> [WRITTEN REQUEST]:
Exactly repeat the material, dropping every picture from the copy.

□ □ □ □ □

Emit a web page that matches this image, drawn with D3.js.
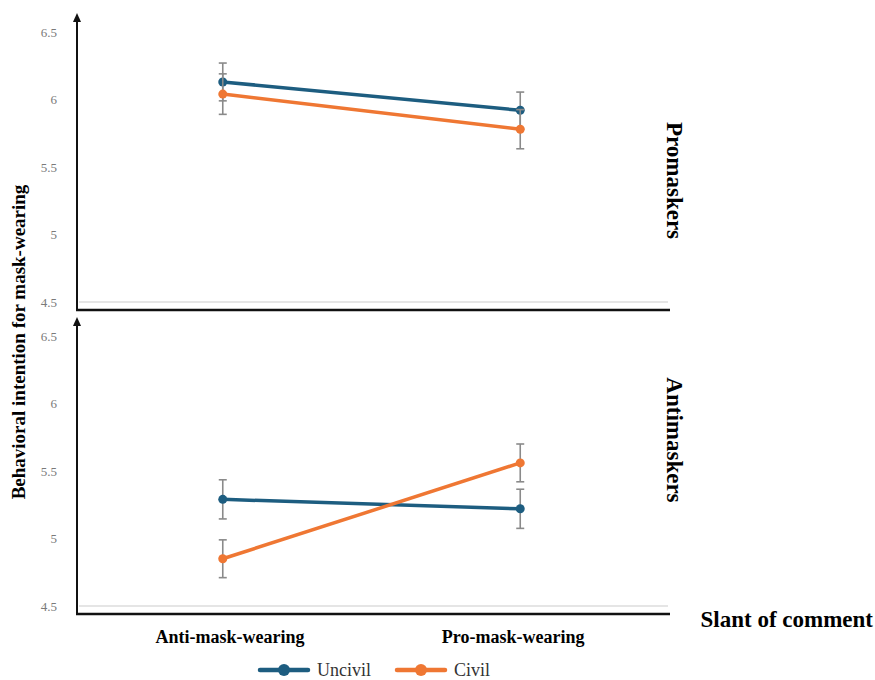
<!DOCTYPE html>
<html lang="en">
  <head>
    <meta charset="utf-8">
    <title>Mask-wearing intention</title>
    <style>
      body { margin: 0; background: #fff; }
      text { font-family: "Liberation Serif", "Times New Roman", serif; }
    </style>
  </head>
  <body>
    <svg class="chart"></svg>

    <script src="https://d3js.org/d3.v7.min.js"></script>
    <script type="text/javascript">
      // data
      var slants = ['Anti-mask-wearing', 'Pro-mask-wearing'];
      var groups = ['Promaskers', 'Antimaskers'];
      var conditions = ['Uncivil', 'Civil'];
      var colors = ['#1d5d80', '#ef7733'];
      var yTicks = [4.5, 5, 5.5, 6, 6.5];

      // means per group, one per slant
      var promUncivil = [6.13, 5.92];
      var promCivil = [6.04, 5.78];
      var antiUncivil = [5.29, 5.22];
      var antiCivil = [4.85, 5.56];
      // error half widths
      var promUncivilErr = [0.14, 0.135];
      var promCivilErr = [0.15, 0.145];
      var antiUncivilErr = [0.145, 0.145];
      var antiCivilErr = [0.14, 0.14];

      var panels = [
        { group: groups[0], top: 32, labelAt: 5.4, means: [promUncivil, promCivil], errs: [promUncivilErr, promCivilErr] },
        { group: groups[1], top: 336, labelAt: 5.73, means: [antiUncivil, antiCivil], errs: [antiUncivilErr, antiCivilErr] }
      ];

      var w = 875, h = 680;
      var axisLeft = 77, axisRight = 670;

      var svg = d3.select('.chart')
                  .attr('width', w)
                  .attr('height', h)
                  .attr('font-family', '"Liberation Serif", "Times New Roman", serif');

      var x = d3.scalePoint()
                .domain(slants)
                .range([axisLeft, axisRight - 4])
                .padding(0.49);

      // category labels sit a little closer together than the points
      var xLabel = d3.scalePoint()
                     .domain(slants)
                     .range([axisLeft, axisRight - 4])
                     .padding(0.54);

      panels.forEach(function(p) {
        var y = d3.scaleLinear()
                  .domain([4.5, 6.5])
                  .range([p.top + 270, p.top]);
        var g = svg.append('g');
        var baseY = y(4.44);

        // light grid line at 4.5
        g.append('line')
         .attr('x1', axisLeft + 2).attr('x2', axisRight - 2)
         .attr('y1', y(4.5)).attr('y2', y(4.5))
         .attr('stroke', '#dcdcdc').attr('stroke-width', 1.5);

        // tick labels
        g.selectAll('text.tick')
         .data(yTicks)
         .enter()
         .append('text')
         .attr('class', 'tick')
         .attr('x', 57)
         .attr('y', function(d) { return y(d); })
         .attr('dy', '0.35em')
         .attr('text-anchor', 'end')
         .attr('fill', '#7a7a7a')
         .style('font-size', '13px')
         .text(function(d) { return d; });

        // axes
        g.append('line')
         .attr('x1', axisLeft).attr('x2', axisLeft)
         .attr('y1', baseY).attr('y2', y(6.5) - 12)
         .attr('stroke', '#111').attr('stroke-width', 2);
        g.append('path')
         .attr('d', 'M' + (axisLeft - 4) + ',' + (y(6.5) - 10) + 'L' + axisLeft + ',' + (y(6.5) - 19) + 'L' + (axisLeft + 4) + ',' + (y(6.5) - 10) + 'Z')
         .attr('fill', '#111');
        g.append('line')
         .attr('x1', axisLeft - 1).attr('x2', axisRight)
         .attr('y1', baseY).attr('y2', baseY)
         .attr('stroke', '#111').attr('stroke-width', 2.5);

        // facet label
        g.append('text')
         .attr('transform', 'translate(667,' + y(p.labelAt) + ') rotate(90)')
         .attr('text-anchor', 'middle')
         .style('font-size', '23px')
         .style('font-weight', 'bold')
         .text(p.group);

        conditions.forEach(function(c, i) {
          var pts = slants.map(function(s, j) {
            return { s: s, v: p.means[i][j], e: p.errs[i][j] };
          });

          // error bars
          var eb = g.selectAll('g.err' + i)
                    .data(pts)
                    .enter()
                    .append('g')
                    .attr('stroke', '#8a8a8a')
                    .attr('stroke-width', 1.6);
          eb.append('line')
            .attr('x1', function(d) { return x(d.s); })
            .attr('x2', function(d) { return x(d.s); })
            .attr('y1', function(d) { return y(d.v + d.e); })
            .attr('y2', function(d) { return y(d.v - d.e); });
          eb.append('line')
            .attr('x1', function(d) { return x(d.s) - 4; })
            .attr('x2', function(d) { return x(d.s) + 4; })
            .attr('y1', function(d) { return y(d.v + d.e); })
            .attr('y2', function(d) { return y(d.v + d.e); });
          eb.append('line')
            .attr('x1', function(d) { return x(d.s) - 4; })
            .attr('x2', function(d) { return x(d.s) + 4; })
            .attr('y1', function(d) { return y(d.v - d.e); })
            .attr('y2', function(d) { return y(d.v - d.e); });

          g.append('path')
           .datum(pts)
           .attr('fill', 'none')
           .attr('stroke', colors[i])
           .attr('stroke-width', 3.5)
           .attr('d', d3.line()
                        .x(function(d) { return x(d.s); })
                        .y(function(d) { return y(d.v); }));

          g.selectAll('circle.c' + i)
           .data(pts)
           .enter()
           .append('circle')
           .attr('cx', function(d) { return x(d.s); })
           .attr('cy', function(d) { return y(d.v); })
           .attr('r', 4.5)
           .attr('fill', colors[i]);
        });
      });

      // y title
      svg.append('text')
         .attr('transform', 'translate(25,342) rotate(-90)')
         .attr('text-anchor', 'middle')
         .style('font-size', '19px')
         .style('font-weight', 'bold')
         .text('Behavioral intention for mask-wearing');

      // category labels
      svg.selectAll('text.cat')
         .data(slants)
         .enter()
         .append('text')
         .attr('class', 'cat')
         .attr('x', function(d) { return xLabel(d); })
         .attr('y', 643)
         .attr('text-anchor', 'middle')
         .style('font-size', '18px')
         .style('font-weight', 'bold')
         .text(function(d) { return d; });

      svg.append('text')
         .attr('x', 873)
         .attr('y', 627)
         .attr('text-anchor', 'end')
         .style('font-size', '23px')
         .style('font-weight', 'bold')
         .text('Slant of comment');

      // legend
      var legendX = [260, 397];
      var lg = svg.selectAll('g.legend')
                  .data(conditions)
                  .enter()
                  .append('g')
                  .attr('transform', function(d, i) { return 'translate(' + legendX[i] + ',670)'; });
      lg.append('line')
        .attr('x1', 0).attr('x2', 48)
        .attr('stroke', function(d, i) { return colors[i]; })
        .attr('stroke-width', 4.5)
        .attr('stroke-linecap', 'round');
      lg.append('circle')
        .attr('cx', 24).attr('r', 6)
        .attr('fill', function(d, i) { return colors[i]; });
      lg.append('text')
        .attr('x', 57)
        .attr('dy', '0.35em')
        .attr('fill', '#333')
        .style('font-size', '18px')
        .text(function(d) { return d; });
    </script>
  </body>
</html>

□ □ □ □ □

> [THE COMPLETED TASK]:
Emit a web page that matches this image, drawn with D3.js.
<!DOCTYPE html>
<html lang="en">
  <head>
    <meta charset="utf-8">
    <title>Mask-wearing intention</title>
    <style>
      body { margin: 0; background: #fff; }
      text { font-family: "Liberation Serif", "Times New Roman", serif; }
    </style>
  </head>
  <body>
    <svg class="chart"></svg>

    <script src="https://d3js.org/d3.v7.min.js"></script>
    <script type="text/javascript">
      // data
      var slants = ['Anti-mask-wearing', 'Pro-mask-wearing'];
      var groups = ['Promaskers', 'Antimaskers'];
      var conditions = ['Uncivil', 'Civil'];
      var colors = ['#1d5d80', '#ef7733'];
      var yTicks = [4.5, 5, 5.5, 6, 6.5];

      // means per group, one per slant
      var promUncivil = [6.13, 5.92];
      var promCivil = [6.04, 5.78];
      var antiUncivil = [5.29, 5.22];
      var antiCivil = [4.85, 5.56];
      // error half widths
      var promUncivilErr = [0.14, 0.135];
      var promCivilErr = [0.15, 0.145];
      var antiUncivilErr = [0.145, 0.145];
      var antiCivilErr = [0.14, 0.14];

      var panels = [
        { group: groups[0], top: 32, labelAt: 5.4, means: [promUncivil, promCivil], errs: [promUncivilErr, promCivilErr] },
        { group: groups[1], top: 336, labelAt: 5.73, means: [antiUncivil, antiCivil], errs: [antiUncivilErr, antiCivilErr] }
      ];

      var w = 875, h = 680;
      var axisLeft = 77, axisRight = 670;

      var svg = d3.select('.chart')
                  .attr('width', w)
                  .attr('height', h)
                  .attr('font-family', '"Liberation Serif", "Times New Roman", serif');

      var x = d3.scalePoint()
                .domain(slants)
                .range([axisLeft, axisRight - 4])
                .padding(0.49);

      // category labels sit a little closer together than the points
      var xLabel = d3.scalePoint()
                     .domain(slants)
                     .range([axisLeft, axisRight - 4])
                     .padding(0.54);

      panels.forEach(function(p) {
        var y = d3.scaleLinear()
                  .domain([4.5, 6.5])
                  .range([p.top + 270, p.top]);
        var g = svg.append('g');
        var baseY = y(4.44);

        // light grid line at 4.5
        g.append('line')
         .attr('x1', axisLeft + 2).attr('x2', axisRight - 2)
         .attr('y1', y(4.5)).attr('y2', y(4.5))
         .attr('stroke', '#dcdcdc').attr('stroke-width', 1.5);

        // tick labels
        g.selectAll('text.tick')
         .data(yTicks)
         .enter()
         .append('text')
         .attr('class', 'tick')
         .attr('x', 57)
         .attr('y', function(d) { return y(d); })
         .attr('dy', '0.35em')
         .attr('text-anchor', 'end')
         .attr('fill', '#7a7a7a')
         .style('font-size', '13px')
         .text(function(d) { return d; });

        // axes
        g.append('line')
         .attr('x1', axisLeft).attr('x2', axisLeft)
         .attr('y1', baseY).attr('y2', y(6.5) - 12)
         .attr('stroke', '#111').attr('stroke-width', 2);
        g.append('path')
         .attr('d', 'M' + (axisLeft - 4) + ',' + (y(6.5) - 10) + 'L' + axisLeft + ',' + (y(6.5) - 19) + 'L' + (axisLeft + 4) + ',' + (y(6.5) - 10) + 'Z')
         .attr('fill', '#111');
        g.append('line')
         .attr('x1', axisLeft - 1).attr('x2', axisRight)
         .attr('y1', baseY).attr('y2', baseY)
         .attr('stroke', '#111').attr('stroke-width', 2.5);

        // facet label
        g.append('text')
         .attr('transform', 'translate(667,' + y(p.labelAt) + ') rotate(90)')
         .attr('text-anchor', 'middle')
         .style('font-size', '23px')
         .style('font-weight', 'bold')
         .text(p.group);

        conditions.forEach(function(c, i) {
          var pts = slants.map(function(s, j) {
            return { s: s, v: p.means[i][j], e: p.errs[i][j] };
          });

          // error bars
          var eb = g.selectAll('g.err' + i)
                    .data(pts)
                    .enter()
                    .append('g')
                    .attr('stroke', '#8a8a8a')
                    .attr('stroke-width', 1.6);
          eb.append('line')
            .attr('x1', function(d) { return x(d.s); })
            .attr('x2', function(d) { return x(d.s); })
            .attr('y1', function(d) { return y(d.v + d.e); })
            .attr('y2', function(d) { return y(d.v - d.e); });
          eb.append('line')
            .attr('x1', function(d) { return x(d.s) - 4; })
            .attr('x2', function(d) { return x(d.s) + 4; })
            .attr('y1', function(d) { return y(d.v + d.e); })
            .attr('y2', function(d) { return y(d.v + d.e); });
          eb.append('line')
            .attr('x1', function(d) { return x(d.s) - 4; })
            .attr('x2', function(d) { return x(d.s) + 4; })
            .attr('y1', function(d) { return y(d.v - d.e); })
            .attr('y2', function(d) { return y(d.v - d.e); });

          g.append('path')
           .datum(pts)
           .attr('fill', 'none')
           .attr('stroke', colors[i])
           .attr('stroke-width', 3.5)
           .attr('d', d3.line()
                        .x(function(d) { return x(d.s); })
                        .y(function(d) { return y(d.v); }));

          g.selectAll('circle.c' + i)
           .data(pts)
           .enter()
           .append('circle')
           .attr('cx', function(d) { return x(d.s); })
           .attr('cy', function(d) { return y(d.v); })
           .attr('r', 4.5)
           .attr('fill', colors[i]);
        });
      });

      // y title
      svg.append('text')
         .attr('transform', 'translate(25,342) rotate(-90)')
         .attr('text-anchor', 'middle')
         .style('font-size', '19px')
         .style('font-weight', 'bold')
         .text('Behavioral intention for mask-wearing');

      // category labels
      svg.selectAll('text.cat')
         .data(slants)
         .enter()
         .append('text')
         .attr('class', 'cat')
         .attr('x', function(d) { return xLabel(d); })
         .attr('y', 643)
         .attr('text-anchor', 'middle')
         .style('font-size', '18px')
         .style('font-weight', 'bold')
         .text(function(d) { return d; });

      svg.append('text')
         .attr('x', 873)
         .attr('y', 627)
         .attr('text-anchor', 'end')
         .style('font-size', '23px')
         .style('font-weight', 'bold')
         .text('Slant of comment');

      // legend
      var legendX = [260, 397];
      var lg = svg.selectAll('g.legend')
                  .data(conditions)
                  .enter()
                  .append('g')
                  .attr('transform', function(d, i) { return 'translate(' + legendX[i] + ',670)'; });
      lg.append('line')
        .attr('x1', 0).attr('x2', 48)
        .attr('stroke', function(d, i) { return colors[i]; })
        .attr('stroke-width', 4.5)
        .attr('stroke-linecap', 'round');
      lg.append('circle')
        .attr('cx', 24).attr('r', 6)
        .attr('fill', function(d, i) { return colors[i]; });
      lg.append('text')
        .attr('x', 57)
        .attr('dy', '0.35em')
        .attr('fill', '#333')
        .style('font-size', '18px')
        .text(function(d) { return d; });
    </script>
  </body>
</html>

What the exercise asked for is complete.